+++ Working data

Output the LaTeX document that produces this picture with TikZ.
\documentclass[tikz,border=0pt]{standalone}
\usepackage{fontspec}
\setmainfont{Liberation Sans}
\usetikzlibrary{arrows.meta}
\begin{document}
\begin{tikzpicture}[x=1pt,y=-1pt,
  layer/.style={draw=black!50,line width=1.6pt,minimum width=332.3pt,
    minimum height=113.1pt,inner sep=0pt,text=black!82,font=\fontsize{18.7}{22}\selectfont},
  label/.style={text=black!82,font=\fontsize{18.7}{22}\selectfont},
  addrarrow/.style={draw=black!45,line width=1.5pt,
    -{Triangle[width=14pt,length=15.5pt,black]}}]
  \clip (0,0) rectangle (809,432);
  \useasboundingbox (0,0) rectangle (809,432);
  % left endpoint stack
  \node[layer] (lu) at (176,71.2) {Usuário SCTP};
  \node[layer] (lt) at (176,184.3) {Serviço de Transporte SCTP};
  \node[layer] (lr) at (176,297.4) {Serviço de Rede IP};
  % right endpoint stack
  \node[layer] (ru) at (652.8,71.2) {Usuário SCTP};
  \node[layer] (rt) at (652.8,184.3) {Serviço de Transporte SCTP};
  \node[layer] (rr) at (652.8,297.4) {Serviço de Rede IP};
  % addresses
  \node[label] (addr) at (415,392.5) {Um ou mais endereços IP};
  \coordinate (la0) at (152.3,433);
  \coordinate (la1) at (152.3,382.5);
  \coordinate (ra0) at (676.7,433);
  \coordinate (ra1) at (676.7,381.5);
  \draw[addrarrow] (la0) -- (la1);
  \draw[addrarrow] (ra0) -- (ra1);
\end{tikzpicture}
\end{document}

++++++
+++ Working data

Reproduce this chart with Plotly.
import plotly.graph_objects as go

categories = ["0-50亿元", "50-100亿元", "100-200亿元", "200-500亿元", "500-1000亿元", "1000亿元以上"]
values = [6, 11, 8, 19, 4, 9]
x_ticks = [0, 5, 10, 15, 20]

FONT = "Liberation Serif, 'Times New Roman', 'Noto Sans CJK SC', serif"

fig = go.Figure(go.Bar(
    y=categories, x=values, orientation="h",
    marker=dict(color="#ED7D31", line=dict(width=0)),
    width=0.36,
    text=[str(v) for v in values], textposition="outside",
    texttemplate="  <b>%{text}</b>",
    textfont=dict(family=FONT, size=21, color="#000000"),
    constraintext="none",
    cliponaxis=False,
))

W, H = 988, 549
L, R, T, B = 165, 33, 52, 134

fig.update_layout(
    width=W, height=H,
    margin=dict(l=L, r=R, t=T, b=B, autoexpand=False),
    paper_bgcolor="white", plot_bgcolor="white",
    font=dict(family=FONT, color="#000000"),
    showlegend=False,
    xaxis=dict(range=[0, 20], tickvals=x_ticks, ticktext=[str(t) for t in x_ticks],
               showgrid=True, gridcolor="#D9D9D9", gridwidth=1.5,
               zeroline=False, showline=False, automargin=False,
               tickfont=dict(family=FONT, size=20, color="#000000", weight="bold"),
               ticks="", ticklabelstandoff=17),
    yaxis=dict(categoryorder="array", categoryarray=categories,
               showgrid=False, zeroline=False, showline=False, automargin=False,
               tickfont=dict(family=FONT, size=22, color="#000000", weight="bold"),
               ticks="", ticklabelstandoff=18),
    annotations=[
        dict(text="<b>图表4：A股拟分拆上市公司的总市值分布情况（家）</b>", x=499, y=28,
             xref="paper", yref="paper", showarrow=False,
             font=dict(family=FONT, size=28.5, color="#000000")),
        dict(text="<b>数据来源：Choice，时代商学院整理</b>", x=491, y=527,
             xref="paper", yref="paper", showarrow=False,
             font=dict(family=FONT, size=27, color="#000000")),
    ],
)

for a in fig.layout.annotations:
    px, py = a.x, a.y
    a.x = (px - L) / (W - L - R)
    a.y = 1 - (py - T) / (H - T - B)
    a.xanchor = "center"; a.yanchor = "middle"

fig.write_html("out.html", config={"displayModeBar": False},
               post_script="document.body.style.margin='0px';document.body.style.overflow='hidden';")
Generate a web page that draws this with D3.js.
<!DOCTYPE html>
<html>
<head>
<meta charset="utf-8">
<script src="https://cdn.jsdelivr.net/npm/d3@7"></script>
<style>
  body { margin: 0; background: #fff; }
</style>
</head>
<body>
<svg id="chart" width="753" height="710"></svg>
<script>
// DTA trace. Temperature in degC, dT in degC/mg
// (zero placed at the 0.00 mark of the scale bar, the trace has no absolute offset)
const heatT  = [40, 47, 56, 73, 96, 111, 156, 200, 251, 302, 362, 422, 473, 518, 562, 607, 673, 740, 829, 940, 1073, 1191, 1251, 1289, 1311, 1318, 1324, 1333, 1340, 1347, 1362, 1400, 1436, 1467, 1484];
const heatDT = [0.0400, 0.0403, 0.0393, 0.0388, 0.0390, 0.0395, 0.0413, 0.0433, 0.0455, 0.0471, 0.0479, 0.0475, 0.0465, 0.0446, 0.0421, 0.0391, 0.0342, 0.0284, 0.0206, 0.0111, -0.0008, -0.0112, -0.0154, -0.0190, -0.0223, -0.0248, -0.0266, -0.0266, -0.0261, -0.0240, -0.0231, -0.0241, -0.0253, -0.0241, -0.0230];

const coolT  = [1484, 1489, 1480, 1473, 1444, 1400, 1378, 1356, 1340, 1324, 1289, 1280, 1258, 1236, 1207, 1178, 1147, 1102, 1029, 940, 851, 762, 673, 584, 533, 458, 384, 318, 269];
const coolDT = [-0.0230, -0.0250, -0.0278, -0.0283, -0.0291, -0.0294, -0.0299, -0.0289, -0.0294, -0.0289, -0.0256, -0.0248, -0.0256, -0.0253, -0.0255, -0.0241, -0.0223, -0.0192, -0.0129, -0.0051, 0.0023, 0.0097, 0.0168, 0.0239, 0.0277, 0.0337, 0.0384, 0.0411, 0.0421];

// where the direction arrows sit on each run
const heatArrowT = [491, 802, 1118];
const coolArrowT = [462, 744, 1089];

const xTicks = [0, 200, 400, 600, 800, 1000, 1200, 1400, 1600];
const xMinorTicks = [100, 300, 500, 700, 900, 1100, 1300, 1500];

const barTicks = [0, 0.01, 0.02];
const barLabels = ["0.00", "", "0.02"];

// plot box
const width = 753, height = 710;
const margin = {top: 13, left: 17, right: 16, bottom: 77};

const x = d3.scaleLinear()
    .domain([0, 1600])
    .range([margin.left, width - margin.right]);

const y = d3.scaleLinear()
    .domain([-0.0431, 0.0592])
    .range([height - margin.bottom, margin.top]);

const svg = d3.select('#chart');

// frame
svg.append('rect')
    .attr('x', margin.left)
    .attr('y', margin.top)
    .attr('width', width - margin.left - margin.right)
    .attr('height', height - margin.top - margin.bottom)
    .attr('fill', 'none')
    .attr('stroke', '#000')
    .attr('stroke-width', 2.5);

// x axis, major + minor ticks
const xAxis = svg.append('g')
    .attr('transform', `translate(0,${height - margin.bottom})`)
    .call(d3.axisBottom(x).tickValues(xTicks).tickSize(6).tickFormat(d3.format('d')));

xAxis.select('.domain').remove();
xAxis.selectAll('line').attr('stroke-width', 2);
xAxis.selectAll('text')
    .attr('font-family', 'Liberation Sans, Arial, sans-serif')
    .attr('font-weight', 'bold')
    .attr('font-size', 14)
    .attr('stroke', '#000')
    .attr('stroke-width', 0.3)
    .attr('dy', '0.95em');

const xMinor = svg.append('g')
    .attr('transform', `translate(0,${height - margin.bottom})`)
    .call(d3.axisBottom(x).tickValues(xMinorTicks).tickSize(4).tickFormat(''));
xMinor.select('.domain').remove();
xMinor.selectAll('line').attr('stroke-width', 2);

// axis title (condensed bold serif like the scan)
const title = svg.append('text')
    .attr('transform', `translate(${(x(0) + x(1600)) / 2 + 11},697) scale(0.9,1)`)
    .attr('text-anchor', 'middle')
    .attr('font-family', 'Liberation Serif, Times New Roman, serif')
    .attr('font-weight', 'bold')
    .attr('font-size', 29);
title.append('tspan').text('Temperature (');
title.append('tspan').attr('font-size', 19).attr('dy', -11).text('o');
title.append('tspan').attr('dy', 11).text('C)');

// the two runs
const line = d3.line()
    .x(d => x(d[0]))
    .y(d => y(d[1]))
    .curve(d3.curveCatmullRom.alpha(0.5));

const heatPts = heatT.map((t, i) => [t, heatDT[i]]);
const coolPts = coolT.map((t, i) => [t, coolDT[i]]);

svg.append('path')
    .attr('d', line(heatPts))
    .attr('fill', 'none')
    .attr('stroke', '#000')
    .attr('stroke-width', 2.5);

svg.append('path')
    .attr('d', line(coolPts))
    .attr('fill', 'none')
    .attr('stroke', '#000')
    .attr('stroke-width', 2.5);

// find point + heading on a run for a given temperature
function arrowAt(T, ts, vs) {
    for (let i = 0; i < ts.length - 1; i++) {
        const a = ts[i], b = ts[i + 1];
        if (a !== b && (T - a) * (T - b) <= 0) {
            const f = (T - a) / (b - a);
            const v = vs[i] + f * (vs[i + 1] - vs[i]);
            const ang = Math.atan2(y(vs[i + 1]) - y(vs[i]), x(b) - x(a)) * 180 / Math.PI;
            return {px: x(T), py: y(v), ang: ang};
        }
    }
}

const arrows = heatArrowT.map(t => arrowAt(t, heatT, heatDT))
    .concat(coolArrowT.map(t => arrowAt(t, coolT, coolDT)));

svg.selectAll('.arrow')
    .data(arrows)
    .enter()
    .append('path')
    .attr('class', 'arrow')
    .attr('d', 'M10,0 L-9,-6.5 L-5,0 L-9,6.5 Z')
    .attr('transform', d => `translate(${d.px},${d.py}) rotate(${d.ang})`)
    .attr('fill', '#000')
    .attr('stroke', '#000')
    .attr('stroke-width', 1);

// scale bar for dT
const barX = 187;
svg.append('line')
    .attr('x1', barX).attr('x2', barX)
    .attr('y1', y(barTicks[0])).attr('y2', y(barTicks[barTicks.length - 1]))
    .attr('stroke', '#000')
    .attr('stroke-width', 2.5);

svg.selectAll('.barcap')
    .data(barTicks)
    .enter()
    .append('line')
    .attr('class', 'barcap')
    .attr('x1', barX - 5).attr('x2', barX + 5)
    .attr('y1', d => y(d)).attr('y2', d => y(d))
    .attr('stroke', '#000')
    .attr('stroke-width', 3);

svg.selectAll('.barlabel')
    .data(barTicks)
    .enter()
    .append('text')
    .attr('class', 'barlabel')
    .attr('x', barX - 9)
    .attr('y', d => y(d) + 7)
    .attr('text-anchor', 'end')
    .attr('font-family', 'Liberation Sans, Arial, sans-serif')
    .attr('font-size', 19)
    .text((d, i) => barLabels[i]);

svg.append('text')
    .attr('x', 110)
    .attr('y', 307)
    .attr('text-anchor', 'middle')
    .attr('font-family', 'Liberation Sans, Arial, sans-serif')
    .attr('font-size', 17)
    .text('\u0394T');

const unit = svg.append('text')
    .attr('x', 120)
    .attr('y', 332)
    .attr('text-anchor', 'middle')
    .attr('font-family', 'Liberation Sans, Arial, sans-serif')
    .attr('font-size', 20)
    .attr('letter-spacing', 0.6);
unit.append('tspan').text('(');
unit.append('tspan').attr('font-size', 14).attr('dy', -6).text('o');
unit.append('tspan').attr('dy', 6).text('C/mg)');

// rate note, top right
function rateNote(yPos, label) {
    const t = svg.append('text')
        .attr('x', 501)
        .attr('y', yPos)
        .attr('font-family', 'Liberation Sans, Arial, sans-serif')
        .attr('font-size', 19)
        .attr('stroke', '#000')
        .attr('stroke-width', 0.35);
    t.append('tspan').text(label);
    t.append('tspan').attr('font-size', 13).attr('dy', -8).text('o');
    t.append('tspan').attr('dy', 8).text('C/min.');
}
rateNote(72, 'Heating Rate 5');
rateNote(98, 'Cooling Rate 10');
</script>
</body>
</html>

++++++

[Work to complete] From the data above, gather every line that includes the word "with".

[Solution]
Output the LaTeX document that produces this picture with TikZ.
Reproduce this chart with Plotly.
Generate a web page that draws this with D3.js.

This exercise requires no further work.